Germany outfitted half a million balconies with solar panels

Original Article ↗ Hacker News Discussion ↗

Economics and Real-World Output

  • Many commenters crunch numbers and find payback in ~3–7 years, depending on orientation, shading, local price per kWh, and whether you have batteries.
  • Typical quoted kits: ~800 W nameplate, €250–600 in Germany, generating ~500–1,000 kWh/year in good conditions; several people report ~16–20% annual ROI.
  • Vertical or poorly oriented panels produce less but can align generation with evening use, reducing the need for storage.
  • Savings depend heavily on demand during solar hours; spiky loads and low daytime use lengthen payback.

Grid Effects, Storage, and Market Dynamics

  • Small balcony systems usually feed into the home first, with surplus (if any) flowing into the grid, often unpaid.
  • Some argue these units are marginally useful when wholesale prices are negative and utility-scale solar is curtailed; they see storage and grid-scale projects as more urgent.
  • Others respond that distributed PV cuts transmission needs, flattens local peaks, and is a pragmatic way to chip away at fossil generation while larger projects and storage catch up.
  • There is concern that balcony solar arbitrages flat retail tariffs: users avoid cheap midday grid power but still rely on expensive evening supply, pushing system costs onto non‑owners.

Safety, Standards, and Limits

  • Microinverters are grid‑tied: they synchronize to mains and include anti‑islanding, shutting off if grid power disappears.
  • Germany mandates “NA‑Schutz” per VDE standards; there was at least one case where a manufacturer had to retrofit a hardware relay after a safety investigation.
  • Regulatory cap is 800 W feed‑in; panel capacity can exceed that if output is limited electronically.
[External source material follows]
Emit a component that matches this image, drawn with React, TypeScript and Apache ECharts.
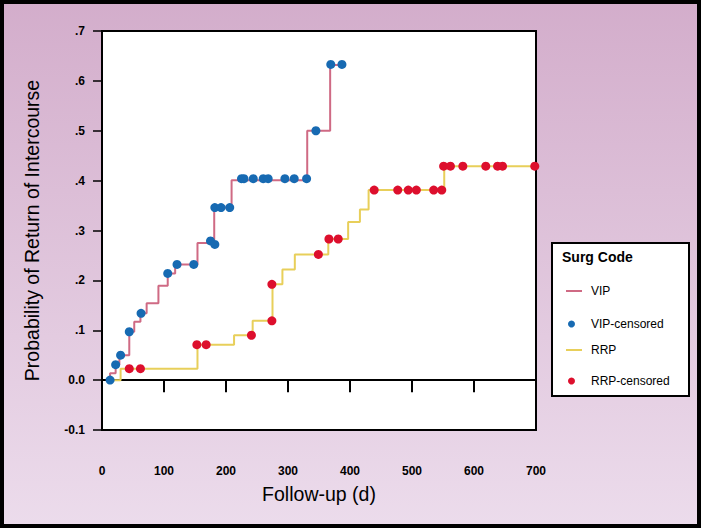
import React, { useEffect, useRef } from "react";
import * as echarts from "echarts";

// Kaplan–Meier step curves: [follow-up days, probability]
const vipSteps: [number, number][] = [
  [13, 0], [13, 0.014], [22, 0.031], [28, 0.05], [44, 0.097], [52, 0.117],
  [62, 0.134], [72, 0.154], [91, 0.189], [106, 0.214], [118, 0.232],
  [154, 0.275], [181, 0.346], [209, 0.401], [331, 0.5], [368, 0.632], [387, 0.632],
];
const rrpSteps: [number, number][] = [
  [13, 0], [30, 0.023], [154, 0.071], [213, 0.09], [243, 0.119], [275, 0.192],
  [291, 0.222], [311, 0.252], [365, 0.283], [397, 0.317], [416, 0.342],
  [430, 0.381], [552, 0.429], [700, 0.429],
];
// censored observations
const vipCensored: [number, number][] = [
  [13, 0], [22, 0.031], [30, 0.05], [44, 0.097], [63, 0.134], [106, 0.214],
  [121, 0.232], [148, 0.232], [175, 0.279], [182, 0.272], [182, 0.346],
  [192, 0.346], [206, 0.346], [225, 0.404], [229, 0.404], [244, 0.404],
  [260, 0.404], [268, 0.404], [295, 0.404], [310, 0.404], [330, 0.404],
  [345, 0.5], [369, 0.633], [387, 0.633],
];
const rrpCensored: [number, number][] = [
  [44, 0.023], [62, 0.023], [153, 0.071], [168, 0.071], [241, 0.09],
  [274, 0.119], [274, 0.192], [349, 0.252], [366, 0.283], [381, 0.283],
  [439, 0.381], [477, 0.381], [494, 0.381], [507, 0.381], [535, 0.381],
  [548, 0.381], [551, 0.429], [562, 0.429], [582, 0.429], [619, 0.429],
  [638, 0.429], [646, 0.429], [698, 0.429],
];
const seriesNames = ["VIP", "VIP-censored", "RRP", "RRP-censored"];

const FONT = "'Liberation Sans', Arial, sans-serif";
const PINK = "#cf6a84";
const BLUE = "#176ab2";
const YELLOW = "#e8cf5a";
const RED = "#dd0f2d";

export default function App() {
  const ref = useRef<HTMLDivElement>(null);
  useEffect(() => {
    document.body.style.margin = "0";
    if (!ref.current) return;
    const chart = echarts.init(ref.current, null, { renderer: "svg" });
    const legendText = { fontFamily: FONT, fontSize: 12, color: "#000", lineHeight: 14 };
    const lineLegend = (name: string, top: number) => ({
      orient: "horizontal", padding: 0, data: [name], left: 566, top,
      icon: "rect", itemWidth: 16, itemHeight: 2,
      textStyle: { ...legendText, padding: [0, 0, 0, 4] },
    });
    const dotLegend = (name: string, top: number) => ({
      orient: "horizontal", padding: 0, data: [name], left: 568, top,
      icon: "circle", itemWidth: 7, itemHeight: 7,
      textStyle: { ...legendText, padding: [0, 0, 0, 11] },
    });
    chart.setOption({
      animation: false,
      textStyle: { fontFamily: FONT },
      grid: {
        left: 102, right: 165, top: 31, bottom: 98,
        show: true, backgroundColor: "#fff", borderColor: "#000", borderWidth: 2,
      },
      xAxis: {
        type: "value", min: 0, max: 700, interval: 100,
        name: "Follow-up (d)", nameLocation: "middle", nameGap: 54,
        nameTextStyle: { fontFamily: FONT, fontSize: 19.5, color: "#000" },
        axisLine: { lineStyle: { color: "#000", width: 2 } },
        axisTick: { length: 12, lineStyle: { color: "#000", width: 2 } },
        axisLabel: { margin: 35, fontFamily: FONT, fontSize: 12, fontWeight: "bold", color: "#000" },
        splitLine: { show: false },
      },
      yAxis: {
        type: "value", min: -0.1, max: 0.7, interval: 0.1,
        name: "Probability of Return of Intercourse", nameLocation: "middle", nameGap: 60,
        nameTextStyle: { fontFamily: FONT, fontSize: 19.5, color: "#000" },
        axisLine: { lineStyle: { color: "#000", width: 2 } },
        axisTick: { length: 9, lineStyle: { color: "#000", width: 1.5 } },
        axisLabel: {
          margin: 17, fontFamily: FONT, fontSize: 12, fontWeight: "bold", color: "#000",
          formatter: (v: number) => {
            const r = Math.round(v * 10);
            if (r === 0) return "0.0";
            if (r < 0) return "-0." + -r;
            return "." + r;
          },
        },
        splitLine: { show: false },
      },
      legend: [
        lineLegend(seriesNames[0], 284),
        dotLegend(seriesNames[1], 317),
        lineLegend(seriesNames[2], 343),
        dotLegend(seriesNames[3], 374),
      ],
      graphic: [
        {
          type: "rect", z: 100, silent: true,
          shape: { x: 2, y: 2, width: 697, height: 524 },
          style: { fill: "none", stroke: "#000", lineWidth: 4 },
        },
        {
          type: "rect", z: -1, silent: true,
          shape: { x: 552, y: 243, width: 137, height: 153 },
          style: { fill: "#fff", stroke: "#000", lineWidth: 2 },
        },
        {
          type: "text", left: 562, top: 250, silent: true,
          style: { text: "Surg Code", font: `bold 14px ${FONT}`, fill: "#000" },
        },
      ],
      series: [
        {
          name: seriesNames[0], type: "line", step: "end", data: vipSteps,
          symbol: "none", lineStyle: { color: PINK, width: 2 }, itemStyle: { color: PINK }, z: 2,
        },
        {
          name: seriesNames[1], type: "scatter", data: vipCensored, symbol: "circle", symbolSize: 9,
          itemStyle: { color: BLUE, opacity: 1 }, z: 4,
        },
        {
          name: seriesNames[2], type: "line", step: "end", data: rrpSteps,
          symbol: "none", lineStyle: { color: YELLOW, width: 2 }, itemStyle: { color: YELLOW }, z: 2,
        },
        {
          name: seriesNames[3], type: "scatter", data: rrpCensored, symbol: "circle", symbolSize: 9,
          itemStyle: { color: RED, opacity: 1 }, z: 4,
        },
      ],
    });
    return () => chart.dispose();
  }, []);
  return (
    <div
      style={{
        width: 701, height: 528,
        background: "linear-gradient(#d3adcb, #ecdcec)",
      }}
    >
      <div ref={ref} style={{ width: 701, height: 528 }} />
    </div>
  );
}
Plug‑and‑play up to 800 W avoids electrician mandates in many cases.

Aesthetics and Urban Experience

  • Some dislike the visual impact of panels hanging off façades; others say they look better than cars, blank walls, or some contemporary architecture.
  • Suggestions include purpose‑designed solar façades and balcony railings to integrate PV more gracefully.

Policy, Coordination, and Central vs Distributed Debate

  • One camp sees balcony PV as evidence of state/market failure: if utility‑scale solar with batteries were built efficiently, micro‑systems would be uneconomic.
  • Others counter that land, permitting, and NIMBY constraints make using millions of existing balconies and roofs rational, and that Germany is simultaneously rolling out large solar and wind farms.
  • Several note that high German retail prices (taxes, grid costs, fossil imports, nuclear phase‑out) make even suboptimal small systems financially attractive.

International and Equity Angles

  • Commenters from lower‑income countries note 800 W is comparable to or larger than many households’ entire grid connection and could be transformative, but local utilities and regulations often discourage residential PV.
  • In rich cities, renters with balconies but no roof access see these kits as a rare way to participate in the energy transition and reduce bills.

Environmental Impact and Lifecycle

  • Cited life‑cycle studies put energy payback for modern PV at roughly 1–3 years in Europe, with panel lifetimes of 25–30+ years; several argue falling manufacturing energy and cost further improve this.
  • Some skeptics doubt cheap micro‑systems will actually last that long in practice, or will be kept in service, and worry about future waste and modest absolute CO₂ impact (≈1% of German energy if fully saturated).